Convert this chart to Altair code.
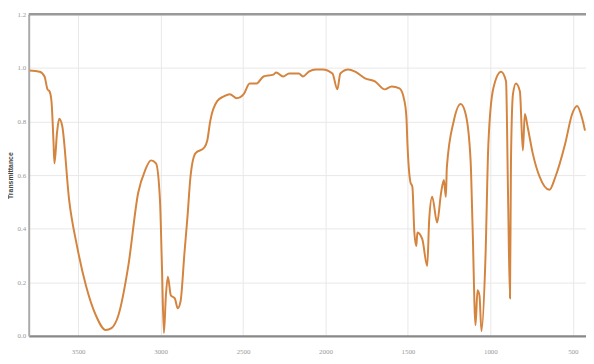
import altair as alt
import pandas as pd

wavenumber = [3794, 3734, 3704, 3686, 3674, 3662, 3650, 3644, 3628, 3615, 3597,
              3555, 3507, 3453, 3393, 3333, 3298, 3256, 3196, 3136, 3094, 3058,
              3028, 3004, 2992, 2980, 2968, 2956, 2938, 2914, 2896, 2879, 2855,
              2837, 2819, 2789, 2735, 2717, 2699, 2657, 2616, 2580, 2538, 2496,
              2460, 2418, 2376, 2316, 2299, 2257, 2221, 2161, 2137, 2101, 2059,
              2017, 1958, 1928, 1910, 1862, 1820, 1760, 1700, 1640, 1599, 1551,
              1521, 1509, 1503, 1485, 1473, 1461, 1449, 1443, 1413, 1383, 1371,
              1353, 1323, 1299, 1282, 1270, 1264, 1222, 1180, 1150, 1120, 1108,
              1090, 1078, 1066, 1054, 1030, 1012, 982, 935, 905, 893, 881, 875,
              863, 845, 821, 803, 791, 773, 743, 701, 642, 606, 546, 504, 474,
              444, 426]
transmittance = [0.990, 0.986, 0.968, 0.920, 0.913, 0.876, 0.729, 0.644, 0.760, 0.810, 0.784,
                 0.508, 0.335, 0.188, 0.077, 0.022, 0.029, 0.077, 0.261, 0.534, 0.618, 0.655,
                 0.644, 0.508, 0.261, 0.011, 0.150, 0.221, 0.151, 0.140, 0.103, 0.129, 0.313,
                 0.445, 0.593, 0.681, 0.703, 0.729, 0.802, 0.876, 0.894, 0.902, 0.887, 0.902,
                 0.942, 0.942, 0.968, 0.975, 0.983, 0.968, 0.979, 0.979, 0.968, 0.986, 0.994,
                 0.994, 0.979, 0.920, 0.979, 0.994, 0.986, 0.961, 0.950, 0.920, 0.931, 0.924,
                 0.876, 0.813, 0.718, 0.574, 0.556, 0.386, 0.335, 0.386, 0.361, 0.261, 0.434,
                 0.519, 0.423, 0.534, 0.582, 0.519, 0.629, 0.802, 0.865, 0.828, 0.655, 0.409,
                 0.040, 0.170, 0.150, 0.018, 0.287, 0.718, 0.924, 0.986, 0.950, 0.534, 0.140, 0.655,
                 0.902, 0.942, 0.913, 0.692, 0.828, 0.777, 0.681, 0.593, 0.545, 0.593, 0.718, 0.828, 0.858,
                 0.813, 0.766]

x_ticks = [3500, 3000, 2500, 2000, 1500, 1000, 500]
y_ticks = [0.0, 0.2, 0.4, 0.6, 0.8, 1.0, 1.2]

df = pd.DataFrame({"wn": wavenumber, "t": transmittance})

xscale = alt.Scale(domain=[3800, 420], nice=False, zero=False)
yscale = alt.Scale(domain=[0, 1.2], nice=False)

line = alt.Chart(df).mark_line(color="#d4843e", strokeWidth=2, interpolate="monotone").encode(
    x=alt.X("wn:Q", scale=xscale,
            axis=alt.Axis(values=x_ticks, title=None, format="d", labelFontSize=7,
                          labelColor="#999999", labelPadding=12, ticks=False,
                          domainColor="#888888", domainWidth=2.5,
                          gridColor="#e8e8e8", labelFont="Liberation Serif")),
    y=alt.Y("t:Q", scale=yscale,
            axis=alt.Axis(values=y_ticks, format=".1f", title="Transmittance",
                          titleFontSize=7, titleFontWeight="bold", titleColor="#444444",
                          titlePadding=4, labelFontSize=7, labelColor="#999999",
                          labelPadding=3, ticks=False, domainColor="#aaaaaa",
                          domainWidth=2, gridColor="#e8e8e8",
                          labelFont="Liberation Serif")),
)

top = alt.Chart(pd.DataFrame({"y": [1.2]})).mark_rule(color="#999999", strokeWidth=2.5).encode(
    y=alt.Y("y:Q", scale=yscale)
)

chart = alt.layer(line, top).properties(
    width=565, height=326,
    autosize=alt.AutoSizeParams(type="none"),
    padding={"left": 21, "top": 4, "right": 0, "bottom": 20},
).configure_view(stroke=None)

chart.save("out.html", embed_options={"renderer": "svg", "actions": False})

_What needs to be done:_ Write out exactly the lines between the start of the data and the line with "import pandas as pd", including both, but none of the pictures.

_Answer in full:_
Convert this chart to Altair code.
import altair as alt
import pandas as pd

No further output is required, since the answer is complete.